-- CHALLENGE --
Please quote exactly the opening lines of the data, from the first line to the one where "const RIGHT_MAX = 1200, RIGHT_STEP = 200;" appears.

-- DATA PROVIDED --

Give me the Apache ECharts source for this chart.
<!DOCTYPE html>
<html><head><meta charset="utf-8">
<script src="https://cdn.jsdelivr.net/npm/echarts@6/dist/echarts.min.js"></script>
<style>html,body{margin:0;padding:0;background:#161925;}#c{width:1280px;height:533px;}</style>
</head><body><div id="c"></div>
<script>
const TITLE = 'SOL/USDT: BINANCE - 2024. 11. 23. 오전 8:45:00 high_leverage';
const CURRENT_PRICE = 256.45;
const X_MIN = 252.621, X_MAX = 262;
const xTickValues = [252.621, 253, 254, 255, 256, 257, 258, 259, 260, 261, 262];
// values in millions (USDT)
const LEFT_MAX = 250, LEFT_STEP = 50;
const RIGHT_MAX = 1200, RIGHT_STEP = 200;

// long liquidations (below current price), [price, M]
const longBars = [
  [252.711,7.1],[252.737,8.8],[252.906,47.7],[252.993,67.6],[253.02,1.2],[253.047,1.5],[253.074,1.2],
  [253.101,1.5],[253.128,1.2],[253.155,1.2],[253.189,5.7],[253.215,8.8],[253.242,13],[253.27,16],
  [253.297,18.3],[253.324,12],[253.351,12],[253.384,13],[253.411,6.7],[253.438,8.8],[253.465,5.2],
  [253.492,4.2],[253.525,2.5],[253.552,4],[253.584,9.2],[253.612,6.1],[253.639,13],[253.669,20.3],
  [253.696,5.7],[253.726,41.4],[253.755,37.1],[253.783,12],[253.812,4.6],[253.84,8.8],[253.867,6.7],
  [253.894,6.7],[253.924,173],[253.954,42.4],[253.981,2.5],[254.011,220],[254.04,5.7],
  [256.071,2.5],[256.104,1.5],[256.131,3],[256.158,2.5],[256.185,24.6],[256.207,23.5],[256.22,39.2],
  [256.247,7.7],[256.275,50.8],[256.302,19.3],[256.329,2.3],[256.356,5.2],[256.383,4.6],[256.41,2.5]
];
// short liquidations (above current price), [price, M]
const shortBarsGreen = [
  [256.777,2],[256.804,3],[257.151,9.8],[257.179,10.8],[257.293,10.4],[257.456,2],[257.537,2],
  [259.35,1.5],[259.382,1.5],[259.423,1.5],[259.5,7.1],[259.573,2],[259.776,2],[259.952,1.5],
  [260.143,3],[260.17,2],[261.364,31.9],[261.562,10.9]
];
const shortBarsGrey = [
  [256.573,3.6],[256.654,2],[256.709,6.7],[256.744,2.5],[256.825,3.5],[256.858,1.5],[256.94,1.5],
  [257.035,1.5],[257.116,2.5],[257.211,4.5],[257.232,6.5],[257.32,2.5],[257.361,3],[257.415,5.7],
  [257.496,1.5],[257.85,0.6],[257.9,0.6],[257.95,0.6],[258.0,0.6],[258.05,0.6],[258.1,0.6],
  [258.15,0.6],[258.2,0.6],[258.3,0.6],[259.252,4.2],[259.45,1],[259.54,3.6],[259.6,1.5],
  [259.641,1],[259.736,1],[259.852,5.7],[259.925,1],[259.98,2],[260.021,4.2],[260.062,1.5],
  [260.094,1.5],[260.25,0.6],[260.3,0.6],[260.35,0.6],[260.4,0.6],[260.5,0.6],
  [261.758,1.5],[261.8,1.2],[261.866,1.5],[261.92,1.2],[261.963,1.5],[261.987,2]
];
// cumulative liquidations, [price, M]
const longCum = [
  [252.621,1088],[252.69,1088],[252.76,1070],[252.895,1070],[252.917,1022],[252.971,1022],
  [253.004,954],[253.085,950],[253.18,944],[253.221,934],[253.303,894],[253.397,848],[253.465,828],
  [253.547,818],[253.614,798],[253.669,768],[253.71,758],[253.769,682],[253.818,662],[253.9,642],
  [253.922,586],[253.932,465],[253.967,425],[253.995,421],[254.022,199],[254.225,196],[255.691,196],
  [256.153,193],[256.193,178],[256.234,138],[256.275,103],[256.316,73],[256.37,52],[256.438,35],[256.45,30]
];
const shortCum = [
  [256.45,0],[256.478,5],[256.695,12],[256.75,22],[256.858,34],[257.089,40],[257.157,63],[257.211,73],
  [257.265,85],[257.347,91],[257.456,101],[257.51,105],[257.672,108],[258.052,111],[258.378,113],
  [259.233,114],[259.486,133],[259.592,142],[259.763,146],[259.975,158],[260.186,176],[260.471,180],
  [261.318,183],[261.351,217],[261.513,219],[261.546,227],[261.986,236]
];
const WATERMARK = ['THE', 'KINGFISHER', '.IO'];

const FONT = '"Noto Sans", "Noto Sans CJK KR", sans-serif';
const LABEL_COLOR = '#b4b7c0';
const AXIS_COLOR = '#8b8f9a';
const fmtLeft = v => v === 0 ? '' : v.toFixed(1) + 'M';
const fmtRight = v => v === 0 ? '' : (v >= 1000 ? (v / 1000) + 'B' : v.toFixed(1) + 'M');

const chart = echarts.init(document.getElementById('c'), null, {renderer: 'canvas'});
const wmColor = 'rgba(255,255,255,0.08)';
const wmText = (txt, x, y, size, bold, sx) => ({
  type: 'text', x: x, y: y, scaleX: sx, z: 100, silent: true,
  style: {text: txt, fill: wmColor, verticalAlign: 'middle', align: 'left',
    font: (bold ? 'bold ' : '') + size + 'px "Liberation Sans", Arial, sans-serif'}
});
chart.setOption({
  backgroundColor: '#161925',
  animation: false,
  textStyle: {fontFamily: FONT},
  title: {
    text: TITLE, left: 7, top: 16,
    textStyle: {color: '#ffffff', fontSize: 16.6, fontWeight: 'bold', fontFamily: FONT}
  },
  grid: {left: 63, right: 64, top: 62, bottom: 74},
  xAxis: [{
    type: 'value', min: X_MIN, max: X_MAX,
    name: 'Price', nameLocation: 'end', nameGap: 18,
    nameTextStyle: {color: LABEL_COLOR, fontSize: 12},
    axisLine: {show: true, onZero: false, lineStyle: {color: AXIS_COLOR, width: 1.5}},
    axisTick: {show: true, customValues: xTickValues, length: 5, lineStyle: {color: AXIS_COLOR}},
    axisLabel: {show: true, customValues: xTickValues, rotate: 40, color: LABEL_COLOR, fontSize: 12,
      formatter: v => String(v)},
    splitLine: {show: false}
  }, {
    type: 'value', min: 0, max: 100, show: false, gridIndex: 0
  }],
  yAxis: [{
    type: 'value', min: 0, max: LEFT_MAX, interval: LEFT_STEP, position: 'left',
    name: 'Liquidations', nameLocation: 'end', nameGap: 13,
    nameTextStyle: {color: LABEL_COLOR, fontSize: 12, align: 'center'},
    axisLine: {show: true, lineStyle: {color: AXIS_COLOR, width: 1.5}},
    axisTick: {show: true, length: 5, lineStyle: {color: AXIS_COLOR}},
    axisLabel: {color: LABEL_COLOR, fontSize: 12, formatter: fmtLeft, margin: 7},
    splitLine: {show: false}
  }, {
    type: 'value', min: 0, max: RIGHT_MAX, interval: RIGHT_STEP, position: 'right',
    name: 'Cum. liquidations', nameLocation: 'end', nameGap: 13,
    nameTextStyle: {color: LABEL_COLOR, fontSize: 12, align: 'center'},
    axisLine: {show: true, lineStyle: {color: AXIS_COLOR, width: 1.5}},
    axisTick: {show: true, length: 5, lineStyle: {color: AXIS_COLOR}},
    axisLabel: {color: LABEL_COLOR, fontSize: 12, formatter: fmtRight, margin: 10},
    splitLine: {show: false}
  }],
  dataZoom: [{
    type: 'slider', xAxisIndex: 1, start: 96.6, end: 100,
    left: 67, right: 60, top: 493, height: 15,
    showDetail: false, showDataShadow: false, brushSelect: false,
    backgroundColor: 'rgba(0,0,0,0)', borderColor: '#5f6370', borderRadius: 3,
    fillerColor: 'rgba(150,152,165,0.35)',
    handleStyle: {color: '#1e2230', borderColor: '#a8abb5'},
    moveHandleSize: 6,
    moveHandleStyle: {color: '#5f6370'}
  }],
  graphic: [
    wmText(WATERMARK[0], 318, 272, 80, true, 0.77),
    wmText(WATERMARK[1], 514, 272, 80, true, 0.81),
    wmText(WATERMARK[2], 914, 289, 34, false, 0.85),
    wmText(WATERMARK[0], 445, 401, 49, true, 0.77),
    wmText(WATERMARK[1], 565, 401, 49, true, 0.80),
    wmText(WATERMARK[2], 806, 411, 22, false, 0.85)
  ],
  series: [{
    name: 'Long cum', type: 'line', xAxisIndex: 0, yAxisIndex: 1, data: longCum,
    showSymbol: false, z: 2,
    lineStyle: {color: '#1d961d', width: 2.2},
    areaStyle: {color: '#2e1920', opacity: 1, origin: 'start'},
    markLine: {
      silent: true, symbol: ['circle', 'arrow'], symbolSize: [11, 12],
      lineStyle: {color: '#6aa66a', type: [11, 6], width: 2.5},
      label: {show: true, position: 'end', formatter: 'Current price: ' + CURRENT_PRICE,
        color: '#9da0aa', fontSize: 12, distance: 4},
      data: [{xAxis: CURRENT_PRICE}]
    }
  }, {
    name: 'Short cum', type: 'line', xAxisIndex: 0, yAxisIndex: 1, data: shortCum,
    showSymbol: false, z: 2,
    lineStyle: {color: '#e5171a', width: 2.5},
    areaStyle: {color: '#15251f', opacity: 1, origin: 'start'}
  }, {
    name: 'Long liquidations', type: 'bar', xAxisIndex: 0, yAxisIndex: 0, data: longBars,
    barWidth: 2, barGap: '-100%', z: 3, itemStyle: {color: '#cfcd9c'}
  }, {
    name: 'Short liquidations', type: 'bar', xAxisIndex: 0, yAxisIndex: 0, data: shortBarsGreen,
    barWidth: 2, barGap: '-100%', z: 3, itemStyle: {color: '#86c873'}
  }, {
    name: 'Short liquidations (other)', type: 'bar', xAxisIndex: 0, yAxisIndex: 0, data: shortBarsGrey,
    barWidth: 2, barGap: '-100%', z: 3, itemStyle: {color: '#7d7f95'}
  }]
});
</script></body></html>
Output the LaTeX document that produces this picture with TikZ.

-- SOLUTION TO THIS TASK --
Give me the Apache ECharts source for this chart.
<!DOCTYPE html>
<html><head><meta charset="utf-8">
<script src="https://cdn.jsdelivr.net/npm/echarts@6/dist/echarts.min.js"></script>
<style>html,body{margin:0;padding:0;background:#161925;}#c{width:1280px;height:533px;}</style>
</head><body><div id="c"></div>
<script>
const TITLE = 'SOL/USDT: BINANCE - 2024. 11. 23. 오전 8:45:00 high_leverage';
const CURRENT_PRICE = 256.45;
const X_MIN = 252.621, X_MAX = 262;
const xTickValues = [252.621, 253, 254, 255, 256, 257, 258, 259, 260, 261, 262];
// values in millions (USDT)
const LEFT_MAX = 250, LEFT_STEP = 50;
const RIGHT_MAX = 1200, RIGHT_STEP = 200;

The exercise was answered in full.